_THE DATA:_
— Begin —
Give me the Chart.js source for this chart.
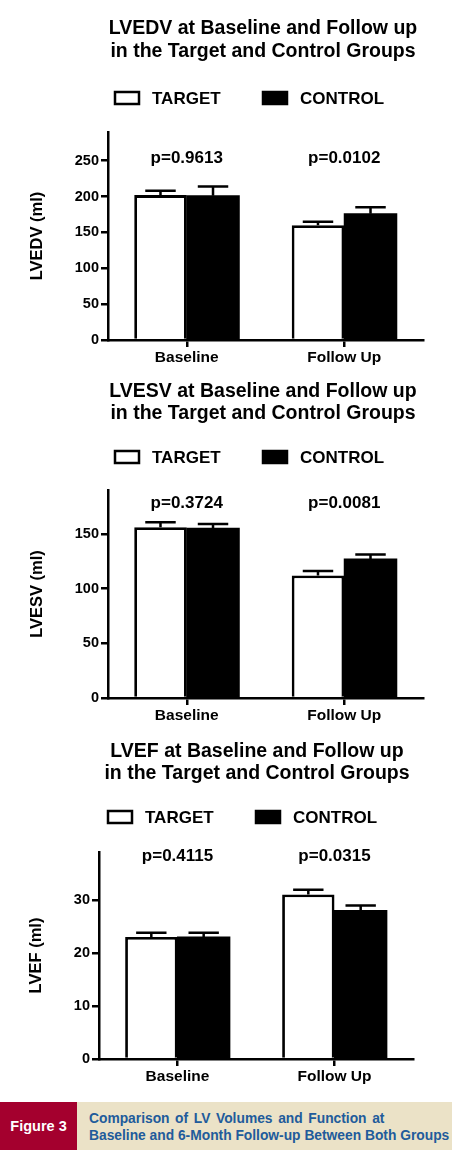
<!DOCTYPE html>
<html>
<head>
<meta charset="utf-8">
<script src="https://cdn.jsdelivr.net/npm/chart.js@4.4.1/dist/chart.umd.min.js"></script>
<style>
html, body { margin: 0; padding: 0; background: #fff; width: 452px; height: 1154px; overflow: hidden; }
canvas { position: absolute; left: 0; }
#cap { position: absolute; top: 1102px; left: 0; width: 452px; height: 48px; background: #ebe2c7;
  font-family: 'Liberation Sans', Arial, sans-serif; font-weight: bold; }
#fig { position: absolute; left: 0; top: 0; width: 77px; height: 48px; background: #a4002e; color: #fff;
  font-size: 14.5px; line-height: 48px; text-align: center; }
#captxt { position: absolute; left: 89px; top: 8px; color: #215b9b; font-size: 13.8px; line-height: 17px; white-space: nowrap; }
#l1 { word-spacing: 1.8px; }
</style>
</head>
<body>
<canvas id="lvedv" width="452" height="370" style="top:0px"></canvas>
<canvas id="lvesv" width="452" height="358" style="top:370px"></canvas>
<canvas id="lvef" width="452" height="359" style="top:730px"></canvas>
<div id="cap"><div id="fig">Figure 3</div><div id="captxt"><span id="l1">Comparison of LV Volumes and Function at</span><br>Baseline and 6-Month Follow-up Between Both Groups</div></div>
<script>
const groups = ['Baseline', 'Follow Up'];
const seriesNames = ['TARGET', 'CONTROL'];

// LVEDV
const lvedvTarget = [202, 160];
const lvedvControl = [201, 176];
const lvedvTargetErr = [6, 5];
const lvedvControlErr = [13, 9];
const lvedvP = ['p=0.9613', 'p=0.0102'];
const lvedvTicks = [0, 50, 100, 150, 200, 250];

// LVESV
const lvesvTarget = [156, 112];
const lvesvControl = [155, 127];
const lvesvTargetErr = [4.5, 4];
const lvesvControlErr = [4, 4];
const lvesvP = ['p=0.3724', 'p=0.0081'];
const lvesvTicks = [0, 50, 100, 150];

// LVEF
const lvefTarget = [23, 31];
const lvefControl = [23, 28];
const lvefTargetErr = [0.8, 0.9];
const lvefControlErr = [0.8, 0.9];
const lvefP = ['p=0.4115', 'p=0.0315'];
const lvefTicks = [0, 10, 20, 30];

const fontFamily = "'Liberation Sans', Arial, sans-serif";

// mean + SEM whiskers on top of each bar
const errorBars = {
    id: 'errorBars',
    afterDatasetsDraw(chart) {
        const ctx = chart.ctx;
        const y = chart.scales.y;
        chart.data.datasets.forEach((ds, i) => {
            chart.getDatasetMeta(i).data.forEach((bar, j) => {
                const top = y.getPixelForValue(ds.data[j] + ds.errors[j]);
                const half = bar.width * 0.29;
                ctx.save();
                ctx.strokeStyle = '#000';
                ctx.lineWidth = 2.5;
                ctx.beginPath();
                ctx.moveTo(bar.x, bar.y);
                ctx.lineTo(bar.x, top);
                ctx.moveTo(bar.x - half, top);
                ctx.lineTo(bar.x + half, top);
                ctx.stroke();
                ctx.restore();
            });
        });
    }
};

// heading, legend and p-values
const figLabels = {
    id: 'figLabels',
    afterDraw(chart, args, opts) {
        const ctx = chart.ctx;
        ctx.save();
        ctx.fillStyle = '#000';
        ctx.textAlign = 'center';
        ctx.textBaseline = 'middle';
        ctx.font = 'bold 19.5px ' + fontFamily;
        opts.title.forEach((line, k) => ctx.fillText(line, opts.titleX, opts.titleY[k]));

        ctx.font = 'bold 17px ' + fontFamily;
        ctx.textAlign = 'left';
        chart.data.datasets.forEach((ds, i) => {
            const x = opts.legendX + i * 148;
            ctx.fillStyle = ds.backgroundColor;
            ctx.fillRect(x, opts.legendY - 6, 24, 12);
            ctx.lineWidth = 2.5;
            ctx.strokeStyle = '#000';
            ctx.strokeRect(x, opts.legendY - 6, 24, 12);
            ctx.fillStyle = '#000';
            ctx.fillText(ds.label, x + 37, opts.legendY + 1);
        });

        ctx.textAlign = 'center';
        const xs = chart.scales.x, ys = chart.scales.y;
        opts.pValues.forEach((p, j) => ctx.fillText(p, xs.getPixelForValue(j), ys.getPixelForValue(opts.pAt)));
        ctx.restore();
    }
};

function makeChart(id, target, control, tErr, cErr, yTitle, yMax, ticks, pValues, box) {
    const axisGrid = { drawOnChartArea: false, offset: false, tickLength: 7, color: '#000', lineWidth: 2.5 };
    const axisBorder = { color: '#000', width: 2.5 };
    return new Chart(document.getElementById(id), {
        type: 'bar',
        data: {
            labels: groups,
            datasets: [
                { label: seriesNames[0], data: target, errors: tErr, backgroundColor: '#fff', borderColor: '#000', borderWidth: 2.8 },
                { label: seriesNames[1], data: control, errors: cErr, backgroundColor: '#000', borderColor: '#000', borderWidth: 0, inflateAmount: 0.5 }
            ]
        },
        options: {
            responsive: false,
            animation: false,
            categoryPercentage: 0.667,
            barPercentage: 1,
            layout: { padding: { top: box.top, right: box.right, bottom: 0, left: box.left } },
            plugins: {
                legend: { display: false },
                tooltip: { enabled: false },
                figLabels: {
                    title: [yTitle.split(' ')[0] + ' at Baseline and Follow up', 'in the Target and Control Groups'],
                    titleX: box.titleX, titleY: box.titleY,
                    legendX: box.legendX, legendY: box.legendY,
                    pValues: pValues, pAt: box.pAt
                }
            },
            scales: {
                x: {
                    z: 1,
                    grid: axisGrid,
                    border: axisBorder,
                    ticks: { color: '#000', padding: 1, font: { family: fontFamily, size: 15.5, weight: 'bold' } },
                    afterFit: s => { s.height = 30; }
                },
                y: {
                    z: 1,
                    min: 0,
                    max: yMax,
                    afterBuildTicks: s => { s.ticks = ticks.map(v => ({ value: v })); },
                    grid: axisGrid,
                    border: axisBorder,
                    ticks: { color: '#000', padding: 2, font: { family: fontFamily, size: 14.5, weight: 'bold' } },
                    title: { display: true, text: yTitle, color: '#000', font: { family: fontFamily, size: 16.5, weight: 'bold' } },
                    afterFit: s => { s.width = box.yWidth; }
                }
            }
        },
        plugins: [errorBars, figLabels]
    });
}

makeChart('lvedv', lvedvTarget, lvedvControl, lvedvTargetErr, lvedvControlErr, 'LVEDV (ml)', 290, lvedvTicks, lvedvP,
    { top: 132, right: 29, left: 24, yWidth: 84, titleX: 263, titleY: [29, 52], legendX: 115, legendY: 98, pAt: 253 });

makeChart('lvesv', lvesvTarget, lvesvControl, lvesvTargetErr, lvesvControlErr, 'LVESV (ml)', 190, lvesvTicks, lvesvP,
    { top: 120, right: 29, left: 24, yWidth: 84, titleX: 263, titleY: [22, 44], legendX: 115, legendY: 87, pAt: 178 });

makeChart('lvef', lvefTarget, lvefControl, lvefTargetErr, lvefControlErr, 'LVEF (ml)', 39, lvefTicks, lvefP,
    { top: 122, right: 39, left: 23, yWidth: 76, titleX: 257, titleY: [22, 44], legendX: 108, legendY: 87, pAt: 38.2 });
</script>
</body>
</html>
— End —
— Begin —
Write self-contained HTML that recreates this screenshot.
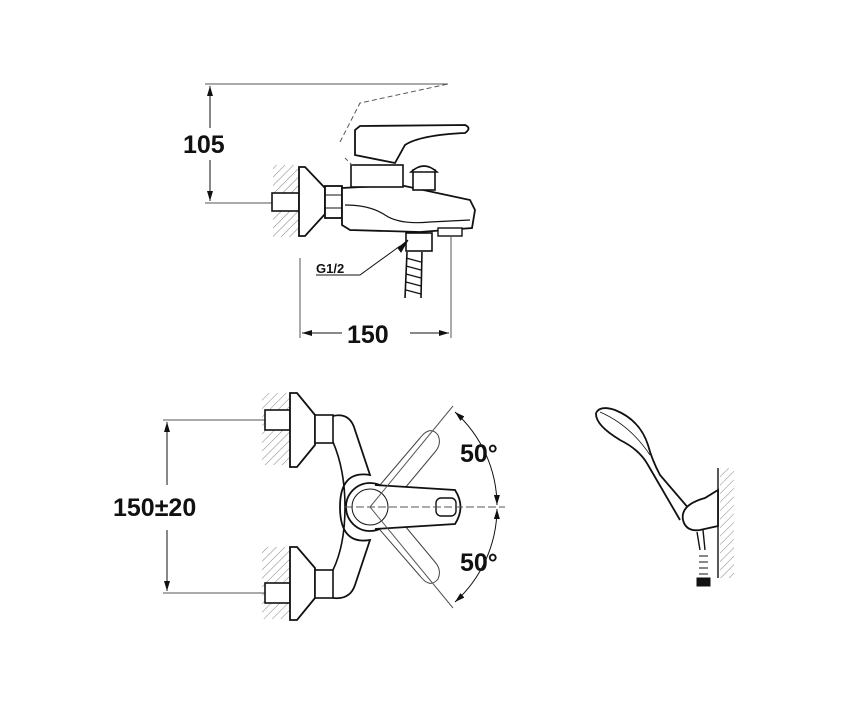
— End —
— Begin —
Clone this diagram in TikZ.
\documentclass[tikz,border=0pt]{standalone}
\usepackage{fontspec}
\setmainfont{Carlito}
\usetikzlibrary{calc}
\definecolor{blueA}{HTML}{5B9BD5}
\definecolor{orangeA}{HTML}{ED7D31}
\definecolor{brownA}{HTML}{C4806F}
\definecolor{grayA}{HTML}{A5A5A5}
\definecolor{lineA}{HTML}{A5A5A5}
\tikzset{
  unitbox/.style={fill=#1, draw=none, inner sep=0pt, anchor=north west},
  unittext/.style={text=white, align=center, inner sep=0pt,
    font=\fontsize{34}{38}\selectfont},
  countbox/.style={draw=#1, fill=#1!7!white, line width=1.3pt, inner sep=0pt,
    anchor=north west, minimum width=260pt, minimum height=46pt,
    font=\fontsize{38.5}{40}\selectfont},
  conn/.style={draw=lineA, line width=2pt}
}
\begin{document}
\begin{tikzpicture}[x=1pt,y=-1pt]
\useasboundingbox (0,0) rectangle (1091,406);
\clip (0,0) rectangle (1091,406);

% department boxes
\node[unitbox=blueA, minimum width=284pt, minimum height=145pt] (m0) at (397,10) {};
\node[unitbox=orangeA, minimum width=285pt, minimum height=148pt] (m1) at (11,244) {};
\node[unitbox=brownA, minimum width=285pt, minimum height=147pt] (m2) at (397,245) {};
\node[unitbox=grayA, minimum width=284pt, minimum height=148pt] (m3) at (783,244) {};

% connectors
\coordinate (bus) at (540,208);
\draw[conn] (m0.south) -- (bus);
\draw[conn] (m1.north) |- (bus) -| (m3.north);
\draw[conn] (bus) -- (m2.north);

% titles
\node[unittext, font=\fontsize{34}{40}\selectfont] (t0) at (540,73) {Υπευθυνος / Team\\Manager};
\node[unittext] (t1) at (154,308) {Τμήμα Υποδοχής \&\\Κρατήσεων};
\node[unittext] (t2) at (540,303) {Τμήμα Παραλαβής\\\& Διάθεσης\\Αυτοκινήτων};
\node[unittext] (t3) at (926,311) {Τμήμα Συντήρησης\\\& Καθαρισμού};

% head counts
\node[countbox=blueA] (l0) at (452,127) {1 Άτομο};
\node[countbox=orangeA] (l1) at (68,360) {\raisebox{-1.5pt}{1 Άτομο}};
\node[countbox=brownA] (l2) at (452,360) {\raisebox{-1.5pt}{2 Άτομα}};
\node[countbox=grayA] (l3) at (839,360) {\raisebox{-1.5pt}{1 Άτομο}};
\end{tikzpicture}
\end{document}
— End —
_REQUIRED WORK:_
Keep the pictures out, and extract only the lines that begin at the one containing "Give me the Chart.js source for this chart." and end at the one containing "const lvedvTicks = [0, 50, 100, 150, 200, 250];", inclusive.

_SOLUTION:_
Give me the Chart.js source for this chart.
<!DOCTYPE html>
<html>
<head>
<meta charset="utf-8">
<script src="https://cdn.jsdelivr.net/npm/chart.js@4.4.1/dist/chart.umd.min.js"></script>
<style>
html, body { margin: 0; padding: 0; background: #fff; width: 452px; height: 1154px; overflow: hidden; }
canvas { position: absolute; left: 0; }
#cap { position: absolute; top: 1102px; left: 0; width: 452px; height: 48px; background: #ebe2c7;
  font-family: 'Liberation Sans', Arial, sans-serif; font-weight: bold; }
#fig { position: absolute; left: 0; top: 0; width: 77px; height: 48px; background: #a4002e; color: #fff;
  font-size: 14.5px; line-height: 48px; text-align: center; }
#captxt { position: absolute; left: 89px; top: 8px; color: #215b9b; font-size: 13.8px; line-height: 17px; white-space: nowrap; }
#l1 { word-spacing: 1.8px; }
</style>
</head>
<body>
<canvas id="lvedv" width="452" height="370" style="top:0px"></canvas>
<canvas id="lvesv" width="452" height="358" style="top:370px"></canvas>
<canvas id="lvef" width="452" height="359" style="top:730px"></canvas>
<div id="cap"><div id="fig">Figure 3</div><div id="captxt"><span id="l1">Comparison of LV Volumes and Function at</span><br>Baseline and 6-Month Follow-up Between Both Groups</div></div>
<script>
const groups = ['Baseline', 'Follow Up'];
const seriesNames = ['TARGET', 'CONTROL'];

// LVEDV
const lvedvTarget = [202, 160];
const lvedvControl = [201, 176];
const lvedvTargetErr = [6, 5];
const lvedvControlErr = [13, 9];
const lvedvP = ['p=0.9613', 'p=0.0102'];
const lvedvTicks = [0, 50, 100, 150, 200, 250];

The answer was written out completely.